SR: They have to be selected at least three days prior to the selection call, but usually those names are given to me far in advance of that. One of the main reasons we need to wait that long is just to be sure that those names aren’t coaches who have already qualified for nationals, or applied for wild card.

They all have to be impartial, so essentially they are four coaches that aren’t in the qualifying process for national championships and obviously you’re going into semi-finals that weekend, so that removes a bunch of teams from the process.

MR: When the coaches get onto the call, who leads the discussion from there?

SR: I’m on the call from the U SPORTS perspective, and I ensure that we keep them on task – but essentially the conversation happens between the President and the four coaches. They convene when all the conference finals have finished, and they start by selecting the wild card team, because they can’t seed without knowing the full 8 teams.

So they essentially go through the wild card at the beginning, and that process is outlined in regulation 4.2.3, there’s 10 criteria and you put the teams in a table, the coaches on the call will rank the teams 1-through however many have applied for the wild card and rank the teams in each criteria for each round of selection. At the end of each round the team with the worst score is eliminated, until they are left with the last one or two teams.

If they are left with two teams they have to have that subjective conversation which is never easy in terms of the subjectivity of the selection.

MR: We saw a situation like that last year where Calgary and Brock were neck-and-neck on criteria, in your estimation how much of it is eye test vs. criteria on how the wild card selection plays out?

SR: There are four coaches on the call, of course only one is from Canada West and one is from the OUA, so what I can say is I think that in the regulations there is a degree of discretion in its rankings for each criteria.

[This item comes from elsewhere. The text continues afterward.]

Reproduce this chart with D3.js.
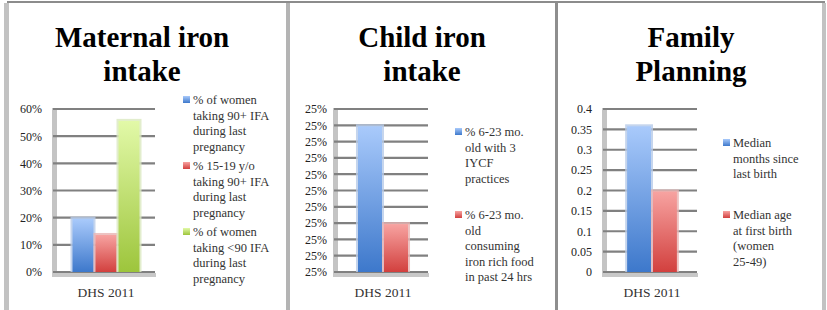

For example if there’s a team that has a record of 19-1 that could be considered equal to a 21-1 record, even though 21-1 is mathematically superior. Members can view the criteria, and it is also reviewed by a third party – Martin Timmerman from U Sports Hoops. He provides the criteria, fully outlined, prior to the call, so the teams are pretty much ranked prior to the call.

I would say a majority of it is numbers, but obviously if you get down to a situation where two teams are even you are gonna have subjectivity and the coaches on the call are selected to do that.

MR: With the way the balance of power is in the conferences at the moment, the OUA being so strong for example, has there been any discussion on changing rules in regards to seeding restrictions?

SR: There’s been a lot of thought in adjusting that, and there’s an approval process for that – one of the main reasons why those restrictions were added was to ensure that conference finals and championships mean something. If you have a conference champion that is ranked 8th it doesn’t bode well, so it takes more than just U SPORTS saying hey we want to make a change, there’s an approval process that would have to go through conferences and whatnot as well. So I think for now, no changes will be made, but it definitely has been talked about, 100%.

MR: So once the committee makes the selections what is the process on how that is communicated and announced to the public? Last year there was the leak (Canhoops.ca) of the wild card selection about an hour and a half before the field was officially announced, how do you try to keep it under wraps?

SR: Those coaches on the call are not allowed to speak to anyone about it, obviously last year someone did. We did do our investigation into it, and that coach will not be allowed on the committee moving forward. I think that will be an anomaly, considering the person who did leak it is a massive supporter of university basketball and obviously it wasn’t done with malicious intent.

I sit on the committee so post call I get the information immediately to our communications team and it is their responsibility to get that out. The participating teams have to be notified first, so there’s a little bit of a process right in terms of how it gets out. Once the call is done we have to notify the winner of the wild card, notify all the losers, then we have to notify all the participating teams with their seedings and schedules so that whole process in terms of getting their documentation and ensuring the schedule works with our host and that there’s no errors can take fairly long, especially if the call goes very long.

That’s kind of the way it goes, our Comms team sets the timeline based on when I schedule the call and I give them a little bit of a prelim timeline on how long I think it’s going to take, for example I will say the call is going to go until 10pm, the release is going to go out at 10:30pm and it will be embargoed until then. There’s a whole fining process that if it is released by someone early, we do an investigation and they are fined accordingly.

MR: Has there been any thought to streaming the selection process in any way to explain why each team is on each seed line or do you want to keep it strictly press release goes out? 

SR: For now it’s a press release. There has been talk about setting up a stream kind of like what the NCAA does, but I don’t think there’s…I know the President is the spokesperson so any questions go directly to him. Sometimes they tend to come to me because I can answer very quickly, but it’s pretty straight forward in the criteria – we haven’t had many questions in the four years I’ve been here.